Zoning case's wrap-up at hand

Panel due to hear final arguments on plan for gas station, carwash

December 21, 2007|By June Arney | June Arney,Sun reporter

County Zoning Board members will hear final arguments next month on a plan to build a gas station and carwash in Waverly Woods Village Center in western Howard County.

"We look forward to wrapping it up," said Rick Levitan, co-owner of Convenience Retailing LLC, who has been working on the project about two years.

Levitan's company has gas stations in Dorsey's Search and Owen Brown villages in Columbia, and in Pikesville.

During a hearing last week - the fourth on the matter - Joseph W. Rutter Jr., a principal with Howard County-based Land Design & Development Inc. who testified for the opposition, said Marriottsville Road is a more appropriate location than the village center for a gas station.

Rutter argued that there has been a trend away from placing gas stations deep within village centers. But even if one is going to be built at one of the centers, the appropriate place is not at the "monumental entrance," he said.

In an interview after the meeting, Levitan disagreed.

"Gas stations in village centers and shopping centers is a trend that strongly began in the late '70s and continues today," he said. "You want a draw factor. It's all about one-stop shopping."

Jonathan Genn, an attorney representing the majority owner of Waverly Woods Development Corp., has said that the three owners of the corporation that developed the community do not consider including a gas station in the village center consistent with their original vision.

Those developers have said that if Convenience Retailing withdrew its zoning appeal to build a station at Warwick and Birmingham ways, Waverly Woods Development would be open to the construction of a gas station by them or someone else on property it owns on Marriottsville Road, Genn said.

Current zoning allows a traditional restaurant on the site where Convenience Retailing wants to build a service station that would include a small snack shop.

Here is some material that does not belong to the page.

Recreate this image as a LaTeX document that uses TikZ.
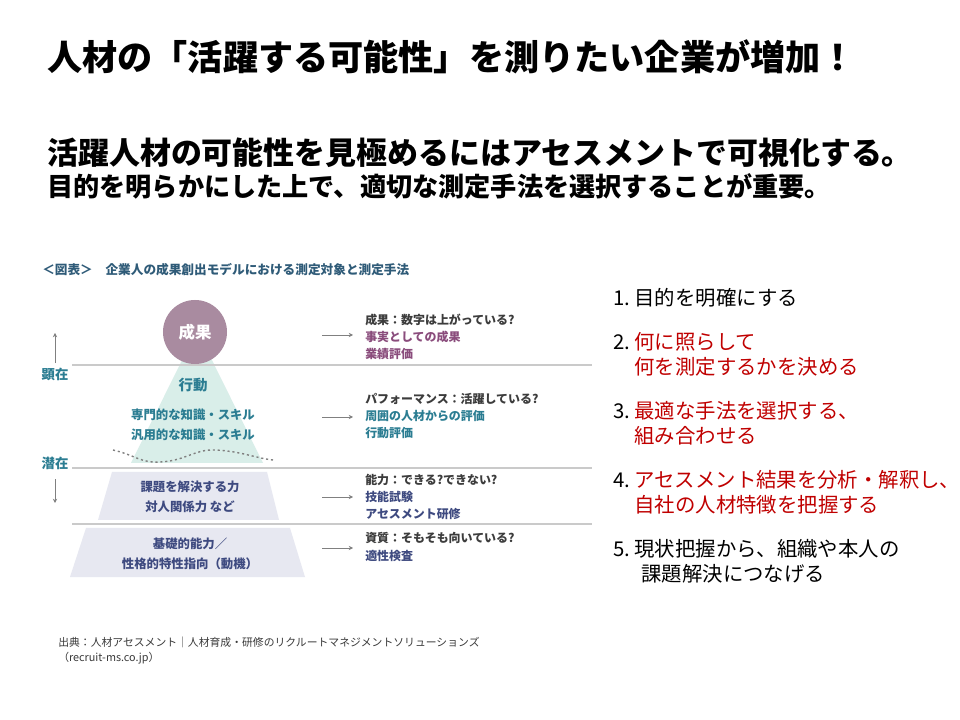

Construction of a fast-food restaurant at that location would require a conditional-use permit, according to county zoning officials.

The county Department of Planning and Zoning has recommended approval of rezoning to allow the gas station.

In earlier meetings, residents testified in favor of the project. Last week's meeting offered the project's opponents a chance to present their case.

Gerard McIntyre, who has lived in Waverly Woods for six years, testified that 52 people he polled were in favor of a gas station nearby but that 51 of them did not want it at the proposed location.

"I've seen some of the gas stations that Mr. Levitan has built," McIntyre said. "They're good gas stations. I would like to see a gas station, and so would my neighbors, on one of the arteries, not in Waverly Woods."

Dennis Avgerinos, another Waverly Woods resident, said many of his neighbors are opposed to the project.

"We feel like we moved into that community as a golf community," he said. "We wouldn't expect to see a gas station in such close proximity. I don't care how many bushes and trees you put around it, it's difficult to hide a 30-foot canopy."

Many residents would prefer a restaurant on the site, he said.

The village center's developers have said they would not oppose a stand-alone restaurant, which is an acceptable use under current zoning and in keeping with the original vision.

Avgerinos criticized what he called "essentially a scare tactic that if we don't put a gas station there, a fast-food restaurant will go there."

Levitan has said that if the gas station is not allowed, a fast-food restaurant is likely to be built on the site because it was part of the original plan.

Avgerinos said a gas station at the proposed location would bring traffic from Route 99, Interstate 70 and possibly U.S. 40 into the community.

"We've been able to survive without a gas station there for many years," he said.

Final arguments are scheduled for Jan. 9.